Serge Koussevitzky was as much a presence in Symphony Hall opening night as Finnish maestro, Hannu Lintu, making his BSO debut. Of the three pieces performed, Koussevitzky led the world premières of two: Stravinsky’s Symphonies of Wind Instruments (London, 1921) and Bartók’s Concerto for Orchestra (Boston, 1943), and made a calling card of the third, Tchaikovsky’s Serenade for Strings. In fact, the BSO’s identification with the Bartók is such that over 20 different conductors have programmed it since 1943 – some multiple times – while the orchestra has recorded it thrice. Meeting the score’s many challenges is now so taken for granted that it has become a sort of diagnostic for the orchestra’s health. Based on this performance, it is safe to say, “the kids are alright”.
Brooding double basses answered by ghostly violins and a skirling flute opened the Concerto with three distinct voices and three distinct timbres. The rest of the lower strings joined in along with the brass to complete a summoning of forces shrouded in mystery and foreboding. Mood and color changed with the introduction of swirling dance rhythms both sinister and sensuous and redolent of The Arabian Nights. Lintu continued to sharply delineate and characterize Bartók’s cavalcade of contrasting episodes capturing the score’s tension between light and darkness and imbuing the exchanges between and amongst instruments with a conversational quality. This latter aspect served best the score’s puckish humor and nowhere moreso than in the Intermezzo interrotto where various instruments constantly heckle the ongoing Shostakovich parody.
Erich Leinsdorf once compared the Concerto with its preponderance of Allegro markings and its combination of the quicksilver and the autumnal to Verdi’s Falstaff. Lintu’s weighty lightness betrayed a similar sensibility.
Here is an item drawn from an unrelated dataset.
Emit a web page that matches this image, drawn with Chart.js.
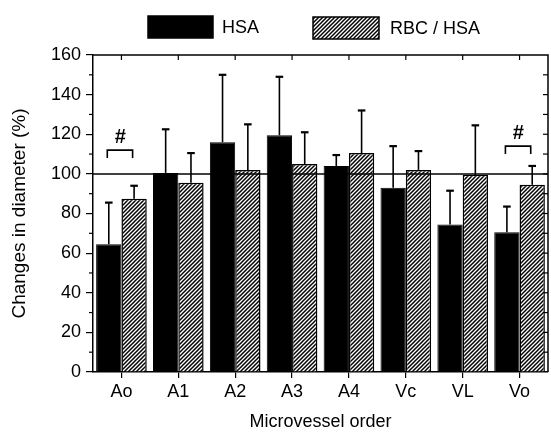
<!DOCTYPE html>
<html><head><meta charset="utf-8">
<script src="https://cdn.jsdelivr.net/npm/chart.js@4/dist/chart.umd.min.js"></script>
<style>html,body{margin:0;padding:0;background:#fff}#wrap{width:551px;height:434px}</style>
</head><body><div id="wrap"><canvas id="c" width="551" height="434"></canvas></div>
<script>
// ---- data ----
const categories = ['Ao', 'A1', 'A2', 'A3', 'A4', 'Vc', 'VL', 'Vo'];
const seriesNames = ['HSA', 'RBC / HSA'];
const hsaValues = [64.5, 100.5, 116, 119.5, 104, 93, 74.5, 70.5];
const hsaSD     = [21, 22, 34, 29.5, 5.5, 21, 17, 13];
const rbcValues = [87.5, 95.5, 102, 105, 110.5, 102, 99.5, 94.5];
const rbcSD     = [6.5, 15, 23, 16, 21.5, 9.5, 25, 9.5];
const yTickValues = [0, 20, 40, 60, 80, 100, 120, 140, 160];
const referenceValue = 100;
const sigCategories = ['Ao', 'Vo'];
const sigLevels = [112, 114];
const sigMark = '#';

const FONT = '"Liberation Sans", Arial, Helvetica, sans-serif';
Chart.defaults.font.family = FONT;
Chart.defaults.color = '#000';

function makeHatch() {
  const c = document.createElement('canvas');
  c.width = 4; c.height = 4;
  const g = c.getContext('2d');
  g.fillStyle = '#fff'; g.fillRect(0, 0, 4, 4);
  g.strokeStyle = '#000'; g.lineWidth = 1.5; g.lineCap = 'square';
  g.beginPath(); g.moveTo(-1, 5); g.lineTo(5, -1); g.stroke();
  g.beginPath(); g.moveTo(-1, 1); g.lineTo(1, -1); g.stroke();
  g.beginPath(); g.moveTo(3, 5); g.lineTo(5, 3); g.stroke();
  return g.createPattern(c, 'repeat');
}
const hatch = makeHatch();

const errors = [hsaSD, rbcSD];

const extras = {
  id: 'extras',
  afterDatasetsDraw(chart) {
    const ctx = chart.ctx;
    const ys = chart.scales.y, xs = chart.scales.x;
    const ca = chart.chartArea;
    ctx.save();
    ctx.strokeStyle = '#000';
    ctx.fillStyle = '#000';
    // error bars (upper only)
    chart.data.datasets.forEach((ds, i) => {
      const meta = chart.getDatasetMeta(i);
      meta.data.forEach((bar, j) => {
        const top = ys.getPixelForValue(ds.data[j] + errors[i][j]);
        ctx.lineWidth = 1.6;
        ctx.beginPath(); ctx.moveTo(bar.x, bar.y); ctx.lineTo(bar.x, top); ctx.stroke();
        ctx.lineWidth = 2.2;
        ctx.beginPath(); ctx.moveTo(bar.x - 3.8, top); ctx.lineTo(bar.x + 3.8, top); ctx.stroke();
      });
    });
    // reference line
    const ry = ys.getPixelForValue(referenceValue);
    ctx.lineWidth = 1.5;
    ctx.beginPath(); ctx.moveTo(ca.left, ry); ctx.lineTo(ca.right, ry); ctx.stroke();
    // significance brackets
    const m0 = chart.getDatasetMeta(0), m1 = chart.getDatasetMeta(1);
    sigCategories.forEach((cat, k) => {
      const j = categories.indexOf(cat);
      const x0 = m0.data[j].x - 1.5, x1 = m1.data[j].x - 1.5;
      const yt = ys.getPixelForValue(sigLevels[k]);
      const yb = ys.getPixelForValue(sigLevels[k] - 4);
      ctx.lineWidth = 1.6;
      ctx.beginPath(); ctx.moveTo(x0, yb); ctx.lineTo(x0, yt); ctx.lineTo(x1, yt); ctx.lineTo(x1, yb); ctx.stroke();
      ctx.font = 'italic bold 20px ' + FONT;
      ctx.textAlign = 'center'; ctx.textBaseline = 'middle';
      ctx.fillText(sigMark, (x0 + x1) / 2, ys.getPixelForValue(sigLevels[k] + 6.5));
    });
    // top & right frame with inward ticks
    ctx.lineWidth = 1.5;
    ctx.beginPath();
    ctx.moveTo(ca.left, ca.top); ctx.lineTo(ca.right, ca.top); ctx.lineTo(ca.right, ca.bottom);
    ctx.stroke();
    ctx.lineWidth = 1.2;
    categories.forEach((c, j) => {
      const x = xs.getPixelForValue(j);
      ctx.beginPath(); ctx.moveTo(x, ca.top); ctx.lineTo(x, ca.top + 5); ctx.stroke();
    });
    for (let v = ys.min + 10; v < ys.max; v += 10) {
      const y = ys.getPixelForValue(v);
      ctx.beginPath(); ctx.moveTo(ca.right, y); ctx.lineTo(ca.right - 5, y); ctx.stroke();
      if (v % 20 !== 0) {
        ctx.beginPath(); ctx.moveTo(ca.left, y); ctx.lineTo(ca.left - 4, y); ctx.stroke();
      }
    }
    // legend
    const items = [
      {x: 148, y: 16, w: 65, h: 22, fill: chart.data.datasets[0].backgroundColor, tx: 222, label: chart.data.datasets[0].label},
      {x: 313, y: 17, w: 66, h: 22, fill: chart.data.datasets[1].backgroundColor, tx: 390, label: chart.data.datasets[1].label}
    ];
    items.forEach(it => {
      ctx.fillStyle = it.fill;
      ctx.fillRect(it.x, it.y, it.w, it.h);
      ctx.lineWidth = 1.5;
      ctx.strokeStyle = '#000';
      ctx.strokeRect(it.x, it.y, it.w, it.h);
      ctx.fillStyle = '#000';
      ctx.font = '18px ' + FONT;
      ctx.textAlign = 'left'; ctx.textBaseline = 'middle';
      ctx.fillText(it.label, it.tx, it.y + it.h / 2 + 1);
    });
    ctx.restore();
  }
};

new Chart(document.getElementById('c'), {
  type: 'bar',
  data: {
    labels: categories,
    datasets: [
      {label: seriesNames[0], data: hsaValues, backgroundColor: '#000', borderColor: '#000', borderWidth: 1,
       categoryPercentage: 0.89, barPercentage: 1},
      {label: seriesNames[1], data: rbcValues, backgroundColor: hatch, borderColor: '#000', borderWidth: 1.5,
       categoryPercentage: 0.89, barPercentage: 1}
    ]
  },
  options: {
    responsive: false,
    animation: false,
    events: [],
    layout: {padding: {top: 55, right: 3, left: 0, bottom: 0}},
    plugins: {legend: {display: false}, tooltip: {enabled: false}},
    scales: {
      x: {
        afterFit(s) { s.height = 62; },
        grid: {offset: false, drawOnChartArea: false, tickLength: 6, color: '#000', lineWidth: 1.2},
        border: {color: '#000', width: 1.5},
        ticks: {font: {size: 18}, color: '#000', padding: 3, autoSkip: false, maxRotation: 0},
        title: {display: true, text: 'Microvessel order', font: {size: 18}, color: '#000', padding: {top: 0, bottom: 1}}
      },
      y: {
        min: 0, max: 160,
        afterFit(s) { s.width = 93; },
        afterBuildTicks(s) {
          const t = [];
          for (let v = 0; v <= 160; v += 10) t.push({value: v});
          s.ticks = t;
        },
        grid: {drawOnChartArea: false, tickLength: 7, lineWidth: 1.2,
               tickColor: (c) => (yTickValues.includes(c.tick && c.tick.value) ? '#000' : 'rgba(0,0,0,0)')},
        border: {color: '#000', width: 1.5},
        ticks: {font: {size: 18}, color: '#000', padding: 5, autoSkip: false,
                callback: (v) => (yTickValues.includes(v) ? String(v) : '')},
        title: {display: true, text: 'Changes in diameter (%)', font: {size: 19}, color: '#000', padding: {top: 8, bottom: 0}}
      }
    }
  },
  plugins: [extras]
});
</script>
</body></html>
Lightness of a different sort – spare and stark – characterizes Stravinsky’s 1947 revision of Symphonies of Wind Instruments. A marked departure from the kaleidoscopic scores of his three Paris ballets, this brief piece for 23 instruments had its genesis in a brass chorale written for a commemorative issue of La Revue musicale honoring the recently deceased Debussy. The chorale became the final passage in a score augmented by the woodwinds. It honored its dedicatee through a Jeux-like exploration of discontinuity and collage with swift and ever changing combinations of instruments, rhythms, timbres, and motifs.